The larger address space of IPv6 theoretically allows each device to be assigned its own globally unique address, but IPv6 rollout is slow and has yet to reach many consumer broadband customers, at least in North America, and even if network hardware supports IPv6 it often still prefers IPv4 for backwards compatibility.
This presents us with two major problems for peer-to-peer connectivity:
- 1.There is a high chance that a client's self-reported IP address is not reachable on the public Internet: it may instead be the internal IP address assigned to the client by the router for their Local Area Network.
- As an upside from an architectural perspective, this allows multiple networks to use the same part of the IPv4 address space because they don't talk to each other directly. This eases the issue of address space exhaustion.
- 2.Routers that implement NAT typically do not accept unsolicited inbound connections as they usually have no way of determining which device on their network the connection is intended for.
- This is also an upside for security reasons, as potentially malicious traffic from the Internet can be firewalled off from local traffic, with only authorized traffic being allowed through.
- A workaround for advanced users is to configure port forwarding in the router, which explicitly maps one or more ports on its public interface to a single device on the Local Area Network. You may remember having to do this to play older games online, or from hosting your own game server for your friends, like Minecraft. However, this has a significant impact on the user experience and is technically a security risk.
Most online multiplayer games work around these issues by having one or more servers which are reachable at known IP addresses on the public Internet, which all players connect to. These may be dedicated servers hosted by the developer/publisher of the game, or by the playerbase if the developer gives them access to the server software, or may be shared generic infrastructure such as Unity Relay or Steamworks.
The obvious downside of this approach is cost, as cloud infrastructure is not cheap and requires personnel with the expertise to set it up and maintain it, or paying a premium for someone else to host the infrastructure for you. Player-hosted infrastructure of course requires a playerbase with similar knowledge or expertise, or a partnership with third-party providers to offer dedicated server hosting as a service to your players.
However, there are other options that Tashi opens up.
If two peers cannot connect to each other, a third peer whom they both can connect to can relay traffic between them. Tashi handles this situation automatically, though it is likely to affect consensus latencies as Tashi also tries to avoid unfairly burdening a single peer with the whole network's bandwidth at once. The best performance scenario in most cases is when all peers have direct connections to each other.
In the case that a given network configuration doesn't allow any peers to talk to each other, we also provide a hosted service: Tashi Relay. Unlike Unity Relay which is all-or-nothing, with Tashi Relay it's allowed that only peers who cannot be directly contacted use the relay, and if no peers need the relay then it's not used, reducing costs significantly.

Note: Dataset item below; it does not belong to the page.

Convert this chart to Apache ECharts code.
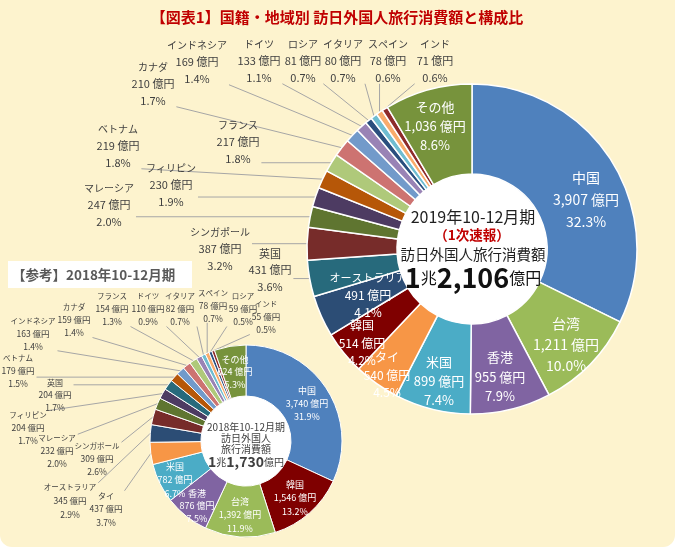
<!DOCTYPE html>
<html><head><meta charset="utf-8">
<script src="https://cdn.jsdelivr.net/npm/echarts@6/dist/echarts.min.js"></script>
<style>html,body{margin:0;padding:0;background:#fff}#c{width:675px;height:547px}</style>
</head><body><div id="c"></div>
<script>
// ---------- DATA ----------
const names2019 = ['中国','台湾','香港','米国','タイ','韓国','オーストラリア','英国','シンガポール','マレーシア','フィリピン','ベトナム','フランス','カナダ','インドネシア','ドイツ','ロシア','イタリア','スペイン','インド','その他'];
const values2019 = [3907,1211,955,899,540,514,491,431,387,247,230,219,217,210,169,133,81,80,78,71,1036];
const names2018 = ['中国','韓国','台湾','香港','米国','タイ','オーストラリア','シンガポール','マレーシア','フィリピン','英国','ベトナム','インドネシア','カナダ','フランス','ドイツ','イタリア','スペイン','ロシア','インド','その他'];
const values2018 = [3740,1546,1392,876,782,437,345,309,232,204,204,179,163,159,154,110,82,78,59,55,624];
const titleText = '【図表1】国籍・地域別 訪日外国人旅行消費額と構成比';
const period2019 = '2019年10-12月期';
const period2018 = '2018年10-12月期';

// ---------- STYLE / LAYOUT ----------
const FONT = "'Noto Sans CJK JP', 'Noto Sans', sans-serif";
const colors = {
  '中国':'#4F81BD','韓国':'#7F0000','台湾':'#9BBB59','香港':'#8064A2','米国':'#4BACC6','タイ':'#F79646',
  'オーストラリア':'#2C4D75','シンガポール':'#772C2A','マレーシア':'#5F7530','フィリピン':'#4D3B62','英国':'#276A7C',
  'ベトナム':'#B65708','インドネシア':'#729ACA','カナダ':'#CD7371','フランス':'#AFC97A','ドイツ':'#9983B5',
  'イタリア':'#6FBDD1','スペイン':'#F9AB6B','ロシア':'#2A4F7E','インド':'#8E2B2A','その他':'#77933C'
};
const MAIN_C = [472, 249], MAIN_R = [75, 165];
const SUB_C = [246, 441], SUB_R = [45, 96];
// label centres [x, y, fontSize, lineHeight, inside, nameFontSize]
const pos2019 = {
  '中国':[586,200,14,22,1,14],'台湾':[566,345,14,21,1,14],'香港':[500,377,13,19.5,1,13],'米国':[439,381,13,19,1,13],
  'タイ':[387,375,12,17.5,1,12],'韓国':[362,343,12,17.5,1,12],'オーストラリア':[368,295,12,17.5,1,11],'その他':[435,126,13,19,1,13],
  '英国':[270,270,11,16.5,0,11],'シンガポール':[220,249,11,16.5,0,10],'マレーシア':[109,205,11,16.5,0,10],'フィリピン':[171,185,11,16.5,0,10],
  'ベトナム':[118,146,11,16.5,0,10],'フランス':[238,142,11,16.5,0,10],'カナダ':[153,84,11,16.5,0,10],'インドネシア':[197,62,11,16.5,0,10],
  'ドイツ':[259,61,11,16.5,0,10],'ロシア':[303,61,11,16.5,0,10],'イタリア':[343,61,11,16.5,0,10],'スペイン':[388,61,11,16.5,0,10],'インド':[435,61,11,16.5,0,10]
};
const pos2018 = {
  '中国':[307,404,9,13,1,9],'韓国':[295,498,9,13.5,1,9],'台湾':[240,515,9,13.5,1,9],'香港':[197,506,9,12.5,1,9],'米国':[175,480,9,13.5,1,9],'その他':[235,372,9,12.5,1,9],
  'タイ':[106,509,8.5,13.5,0,8],'オーストラリア':[70,501,8.5,13.5,0,7.5],'シンガポール':[97,459,8.5,12.5,0,7.5],'マレーシア':[57,451,8.5,12.5,0,7.5],
  'フィリピン':[28,428,8.5,13,0,7.5],'英国':[55,395,8.5,12.5,0,8],'ベトナム':[18,371,8.5,13,0,7.5],'インドネシア':[33,334,8.5,12.5,0,7.5],
  'カナダ':[74,320,8.5,13,0,7.5],'フランス':[112,309,8.5,13,0,7.5],'ドイツ':[148,309,8.5,13,0,7.5],'イタリア':[180,309,8.5,13,0,7.5],
  'スペイン':[213,306,8.5,12.5,0,7.5],'ロシア':[243,309,8.5,13,0,7.5],'インド':[266,317,8.5,13,0,7.5]
};

function sum(a){ return a.reduce((s,v)=>s+v,0); }
function fmtNum(v){ return v.toLocaleString('en-US'); }
function totalText(t){ return { big1: String(Math.floor(t/10000)), big2: fmtNum(t % 10000) }; }

function buildData(names, values, pos){
  return names.map((n,i)=>{
    const p = pos[n];
    const col = p[4] ? '#FFFFFF' : '#404040';
    return {
      name:n, value:values[i],
      itemStyle:{color:colors[n]},
      label:{color:col, fontSize:p[2], lineHeight:p[3],
        rich:{n:{fontSize:p[5], lineHeight:p[3], color:col, fontFamily:FONT}, v:{fontSize:p[2], lineHeight:p[3], color:col, fontFamily:FONT}}},
      labelLine:{show: !p[4]}
    };
  });
}
function makeFormatter(values){
  const t = sum(values);
  return function(p){
    return '{n|' + p.name + '}\n{v|' + fmtNum(p.value) + ' 億円}\n{v|' + (p.value / t * 100).toFixed(1) + '%}';
  };
}
function makeLayout(names, pos){
  return function(p){
    const q = pos[names[p.dataIndex]];
    const w = p.labelRect.width, h = p.labelRect.height;
    const res = {x:q[0], y:q[1], align:'center', verticalAlign:'middle'};
    if (!q[4] && p.labelLinePoints){
      const a = p.labelLinePoints[0];
      const x0 = q[0]-w/2, x1 = q[0]+w/2, y0 = q[1]-h/2+2, y1 = q[1]+h/2-2;
      const ex = Math.min(Math.max(a[0], x0-2), x1+2);
      const ey = Math.min(Math.max(a[1], y0), y1);
      res.labelLinePoints = [a, [ex, ey], [ex, ey]];
    }
    return res;
  };
}
function pieSeries(names, values, pos, center, radius, bw){
  return {
    type:'pie', center:center, radius:radius, startAngle:90, clockwise:true,
    avoidLabelOverlap:false, animation:false, silent:true,
    itemStyle:{borderColor:'#FFFFFF', borderWidth:bw},
    label:{show:true, position:'outside', fontFamily:FONT, formatter:makeFormatter(values), align:'center'},
    labelLine:{show:true, length:5, length2:5, lineStyle:{color:'#A6A6A6', width:1}},
    labelLayout: makeLayout(names, pos),
    emphasis:{disabled:true},
    data: buildData(names, values, pos)
  };
}
function holeSeries(center, r){
  return { type:'pie', center:center, radius:[0,r], silent:true, animation:false, z:1,
    label:{show:false}, labelLine:{show:false}, emphasis:{disabled:true},
    data:[{value:1, itemStyle:{color:'#FFFFFF'}}] };
}

const t19 = totalText(sum(values2019));
const t18 = totalText(sum(values2018));

const chart = echarts.init(document.getElementById('c'), null, {renderer:'canvas'});
chart.setOption({
  animation:false,
  series:[
    holeSeries(MAIN_C, MAIN_R[0]+2),
    holeSeries(SUB_C, SUB_R[0]+2),
    pieSeries(names2019, values2019, pos2019, MAIN_C, MAIN_R, 1.5),
    pieSeries(names2018, values2018, pos2018, SUB_C, SUB_R, 1)
  ],
  graphic:[
    {type:'rect', z:-10, silent:true, shape:{x:0, y:-20, width:675, height:567, r:12}, style:{fill:'#FDF3CE'}},
    {type:'rect', z:-9, silent:true, shape:{x:8, y:261, width:184, height:27}, style:{fill:'#FFFFFF'}},
    {type:'text', z:100, silent:true, x:12, y:275, style:{text:'【参考】' + period2018, font:'bold 13.5px ' + FONT, fill:'#595959', align:'left', verticalAlign:'middle'}},
    {type:'text', z:100, silent:true, x:337, y:17, style:{text:titleText, font:'bold 15px ' + FONT, fill:'#C00000', align:'center', verticalAlign:'middle'}},
    {type:'text', z:100, silent:true, x:473, y:217, style:{text:period2019, font:'16px ' + FONT, fill:'#1F1F1F', align:'center', verticalAlign:'middle'}},
    {type:'text', z:100, silent:true, x:472, y:235, style:{text:'（1次速報）', font:'bold 13.5px ' + FONT, fill:'#C00000', align:'center', verticalAlign:'middle'}},
    {type:'text', z:100, silent:true, x:473, y:254, style:{text:'訪日外国人旅行消費額', font:'14.5px ' + FONT, fill:'#1F1F1F', align:'center', verticalAlign:'middle'}},
    {type:'text', z:100, silent:true, x:473, y:278, style:{
      text:'{a|' + t19.big1 + '}{b|兆}{a|' + t19.big2 + '}{b|億円}', align:'center', verticalAlign:'middle',
      rich:{a:{font:'bold 27px ' + FONT, fill:'#111111'}, b:{font:'16px ' + FONT, fill:'#111111'}}}},
    {type:'text', z:100, silent:true, x:246, y:427, style:{text:period2018, font:'10px ' + FONT, fill:'#404040', align:'center', verticalAlign:'middle'}},
    {type:'text', z:100, silent:true, x:246, y:438, style:{text:'訪日外国人', font:'10px ' + FONT, fill:'#404040', align:'center', verticalAlign:'middle'}},
    {type:'text', z:100, silent:true, x:246, y:449, style:{text:'旅行消費額', font:'10px ' + FONT, fill:'#404040', align:'center', verticalAlign:'middle'}},
    {type:'text', z:100, silent:true, x:246, y:462, style:{
      text:'{a|' + t18.big1 + '}{b|兆}{a|' + t18.big2 + '}{b|億円}', align:'center', verticalAlign:'middle',
      rich:{a:{font:'bold 14px ' + FONT, fill:'#404040'}, b:{font:'10px ' + FONT, fill:'#404040'}}}}
  ]
});
</script>
</body></html>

Notice the loophole in problem #2 above: routers that implement NAT do not accept unsolicited inbound connections. What does a solicited connection look like? Well, it's any Internet traffic that originates from a device on the network. Outbound connections need a way for the reply from the remote peer to reach the client, so when a connection is opened from within the network, the router effectively adds a temporary port forwarding rule for that connection so that it knows where to route the return traffic.

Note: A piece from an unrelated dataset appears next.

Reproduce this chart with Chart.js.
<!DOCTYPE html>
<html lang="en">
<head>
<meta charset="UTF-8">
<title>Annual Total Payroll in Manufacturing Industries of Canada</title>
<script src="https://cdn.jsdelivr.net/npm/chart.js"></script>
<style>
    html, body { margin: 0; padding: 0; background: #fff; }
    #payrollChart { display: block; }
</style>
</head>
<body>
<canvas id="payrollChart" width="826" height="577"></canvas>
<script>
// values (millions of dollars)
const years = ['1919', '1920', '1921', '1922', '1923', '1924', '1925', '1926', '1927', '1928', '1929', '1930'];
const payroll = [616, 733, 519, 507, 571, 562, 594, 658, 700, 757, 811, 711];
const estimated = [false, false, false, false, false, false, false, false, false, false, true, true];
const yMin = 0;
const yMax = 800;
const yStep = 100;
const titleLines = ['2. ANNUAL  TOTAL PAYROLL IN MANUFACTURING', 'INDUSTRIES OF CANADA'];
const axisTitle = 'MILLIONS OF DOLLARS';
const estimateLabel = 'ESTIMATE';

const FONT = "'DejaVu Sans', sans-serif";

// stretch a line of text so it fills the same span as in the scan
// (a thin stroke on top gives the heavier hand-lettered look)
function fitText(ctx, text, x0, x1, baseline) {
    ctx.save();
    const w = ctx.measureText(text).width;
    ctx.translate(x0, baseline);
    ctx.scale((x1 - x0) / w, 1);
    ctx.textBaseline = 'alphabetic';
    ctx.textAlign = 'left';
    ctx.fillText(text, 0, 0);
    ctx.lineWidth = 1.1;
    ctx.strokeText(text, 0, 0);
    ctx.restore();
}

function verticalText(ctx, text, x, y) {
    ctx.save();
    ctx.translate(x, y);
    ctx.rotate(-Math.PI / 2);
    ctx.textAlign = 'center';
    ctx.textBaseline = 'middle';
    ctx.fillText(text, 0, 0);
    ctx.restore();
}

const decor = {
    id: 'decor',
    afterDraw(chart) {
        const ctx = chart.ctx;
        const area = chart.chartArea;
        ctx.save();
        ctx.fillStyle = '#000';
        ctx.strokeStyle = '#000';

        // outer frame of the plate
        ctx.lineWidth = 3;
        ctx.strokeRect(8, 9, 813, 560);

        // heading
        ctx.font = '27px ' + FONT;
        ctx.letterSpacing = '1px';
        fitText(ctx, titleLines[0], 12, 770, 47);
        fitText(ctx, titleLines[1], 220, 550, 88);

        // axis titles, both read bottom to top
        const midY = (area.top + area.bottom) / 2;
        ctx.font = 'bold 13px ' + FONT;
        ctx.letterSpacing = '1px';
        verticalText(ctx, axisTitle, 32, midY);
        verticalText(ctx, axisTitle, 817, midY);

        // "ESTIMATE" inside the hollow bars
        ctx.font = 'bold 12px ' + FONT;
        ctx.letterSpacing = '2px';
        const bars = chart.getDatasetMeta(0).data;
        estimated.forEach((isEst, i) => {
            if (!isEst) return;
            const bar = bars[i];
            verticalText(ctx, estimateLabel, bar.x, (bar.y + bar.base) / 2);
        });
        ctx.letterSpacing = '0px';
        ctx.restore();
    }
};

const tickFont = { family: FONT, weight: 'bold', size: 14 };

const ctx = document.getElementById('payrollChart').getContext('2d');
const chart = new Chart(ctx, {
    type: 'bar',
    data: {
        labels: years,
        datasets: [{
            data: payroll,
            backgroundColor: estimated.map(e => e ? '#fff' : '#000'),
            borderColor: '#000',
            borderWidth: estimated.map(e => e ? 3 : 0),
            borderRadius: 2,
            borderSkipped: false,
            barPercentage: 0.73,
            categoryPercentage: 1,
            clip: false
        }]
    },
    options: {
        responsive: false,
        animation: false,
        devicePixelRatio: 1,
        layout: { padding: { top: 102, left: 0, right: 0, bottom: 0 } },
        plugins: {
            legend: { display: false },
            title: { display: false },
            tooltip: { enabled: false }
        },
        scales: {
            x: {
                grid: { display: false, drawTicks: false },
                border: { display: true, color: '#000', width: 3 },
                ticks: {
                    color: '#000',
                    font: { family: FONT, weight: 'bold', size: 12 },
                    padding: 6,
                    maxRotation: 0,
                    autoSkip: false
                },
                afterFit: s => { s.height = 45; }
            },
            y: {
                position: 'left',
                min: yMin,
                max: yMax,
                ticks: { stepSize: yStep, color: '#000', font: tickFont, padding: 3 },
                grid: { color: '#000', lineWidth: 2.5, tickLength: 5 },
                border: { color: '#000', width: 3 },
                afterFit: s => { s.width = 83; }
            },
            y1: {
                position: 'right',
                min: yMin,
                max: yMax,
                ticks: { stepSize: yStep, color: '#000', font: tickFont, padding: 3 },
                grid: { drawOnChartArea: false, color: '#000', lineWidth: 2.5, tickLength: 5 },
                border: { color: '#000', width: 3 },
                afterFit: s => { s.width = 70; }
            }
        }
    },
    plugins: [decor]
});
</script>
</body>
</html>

Remember that Tashi uses QUIC, which is an application-layer protocol built on UDP, which has no inherent concept of connections (QUIC does have logical connections but they take place over the connectionless UDP). UDP traffic, however, is still subject to Network Address Translation. An outgoing UDP packet will cause the router to add a temporary entry to its port forwarding table so reply packets can find their way back. And since Tashi uses one UDP port for all its traffic, only two things are typically required to establish a connection with a peer behind a NAT:
- 1.The peer needs to learn and share their true public IP address (the one assigned to the router by the Internet Service Provider), and:
- 2.The peer behind the NAT needs to send out packets destined for the peer that wishes to connect to them, so that their router creates the appropriate entries in its port forwarding table.

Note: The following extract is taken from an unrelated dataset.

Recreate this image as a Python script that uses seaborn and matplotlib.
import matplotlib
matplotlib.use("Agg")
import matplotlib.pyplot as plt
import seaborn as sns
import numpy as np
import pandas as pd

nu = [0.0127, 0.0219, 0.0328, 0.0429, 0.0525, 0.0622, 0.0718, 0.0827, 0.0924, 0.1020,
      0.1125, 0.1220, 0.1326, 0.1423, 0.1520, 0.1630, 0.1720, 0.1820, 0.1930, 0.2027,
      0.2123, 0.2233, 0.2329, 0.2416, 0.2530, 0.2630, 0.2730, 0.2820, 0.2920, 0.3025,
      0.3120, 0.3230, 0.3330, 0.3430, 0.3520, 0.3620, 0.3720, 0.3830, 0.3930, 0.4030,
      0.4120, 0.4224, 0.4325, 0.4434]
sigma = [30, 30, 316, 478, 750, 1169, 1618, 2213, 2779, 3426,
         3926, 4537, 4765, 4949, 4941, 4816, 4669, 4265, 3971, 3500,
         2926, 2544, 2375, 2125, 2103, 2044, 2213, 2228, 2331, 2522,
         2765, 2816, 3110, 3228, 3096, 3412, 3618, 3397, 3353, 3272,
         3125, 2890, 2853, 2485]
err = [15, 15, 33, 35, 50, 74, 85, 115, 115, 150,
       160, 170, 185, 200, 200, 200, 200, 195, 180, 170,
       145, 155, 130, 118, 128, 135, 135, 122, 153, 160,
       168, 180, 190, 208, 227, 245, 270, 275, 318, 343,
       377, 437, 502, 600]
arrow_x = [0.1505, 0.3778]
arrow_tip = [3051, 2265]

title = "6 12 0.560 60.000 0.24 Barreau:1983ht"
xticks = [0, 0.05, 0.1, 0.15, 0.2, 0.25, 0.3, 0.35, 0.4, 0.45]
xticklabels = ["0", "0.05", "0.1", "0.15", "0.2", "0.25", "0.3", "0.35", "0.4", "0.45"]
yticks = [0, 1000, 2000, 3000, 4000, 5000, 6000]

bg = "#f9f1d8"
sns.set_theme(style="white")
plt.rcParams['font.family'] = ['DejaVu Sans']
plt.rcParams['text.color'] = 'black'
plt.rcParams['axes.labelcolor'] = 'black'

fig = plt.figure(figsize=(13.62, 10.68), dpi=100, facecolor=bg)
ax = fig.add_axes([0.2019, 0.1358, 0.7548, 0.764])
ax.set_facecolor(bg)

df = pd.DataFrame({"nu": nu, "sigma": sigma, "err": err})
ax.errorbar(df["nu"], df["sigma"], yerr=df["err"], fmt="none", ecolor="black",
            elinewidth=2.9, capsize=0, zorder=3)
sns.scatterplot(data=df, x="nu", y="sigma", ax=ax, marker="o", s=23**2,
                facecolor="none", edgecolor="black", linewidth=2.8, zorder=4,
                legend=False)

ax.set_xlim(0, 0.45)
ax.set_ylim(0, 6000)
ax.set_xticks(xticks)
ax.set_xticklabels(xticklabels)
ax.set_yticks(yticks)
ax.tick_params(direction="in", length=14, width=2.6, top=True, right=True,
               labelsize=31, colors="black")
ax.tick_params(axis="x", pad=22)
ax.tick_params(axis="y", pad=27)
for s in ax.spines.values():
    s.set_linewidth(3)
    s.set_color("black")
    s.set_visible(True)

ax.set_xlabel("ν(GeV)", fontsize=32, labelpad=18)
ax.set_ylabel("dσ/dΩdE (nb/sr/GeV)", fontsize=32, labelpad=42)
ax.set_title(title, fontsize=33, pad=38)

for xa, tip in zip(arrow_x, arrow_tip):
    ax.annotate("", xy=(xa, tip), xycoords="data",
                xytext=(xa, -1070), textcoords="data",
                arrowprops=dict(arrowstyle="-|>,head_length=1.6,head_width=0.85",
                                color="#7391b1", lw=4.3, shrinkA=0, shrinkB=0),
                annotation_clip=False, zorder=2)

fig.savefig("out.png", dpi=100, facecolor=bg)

- These outbound packets need to be carefully timed so as to coincide with the incoming connection attempt, as the lifetime of the port forwarding entry varies from manufacturer to manufacturer but is typically very short, on the order of seconds.
This is assuming that the other peer is also behind a NAT, because if their IP address is publicly reachable then the solution is trivial: the peer just needs to try connecting to them instead of the other way around. Tashi automatically tries connections in both directions periodically and assumes both peers are behind a NAT if they're not directly reachable. In reality, NAT hole punching happens for both peers simultaneously.
Because the circumstances for NAT hole punching means that both peers are behind NAT, the hole-punching protocol does require that each peer has a connection to a third peer who is publicly reachable on the Internet. This peer will report the other peers' public IP addresses to each other (which are not implicitly trusted; the TLS handshake enforces that the peer we connected to is the one we meant to connect to, using their public key) and coordinate the connection attempt between them.
In the case that no peer is able to serve as an intermediary, in comes Tashi Relay to save the day! As a hosted service, it is always reachable, and so can facilitate hole punching between other peers. Since the relay is only needed temporarily during the connection phase, we can offer this service at a significantly reduced cost compared to relaying all traffic for the duration of a session.
Not every router configuration supports NAT hole punching; it's likely that a Symmetric NAT configuration (refer to the Wikipedia link above) cannot be hole-punched by our protocol, in which case Tashi Relay can automatically take over and relay traffic to that peer. However, we expect a majority of network configurations on the public Internet to be hole-punchable, which means using the relay can be the exception rather than the rule.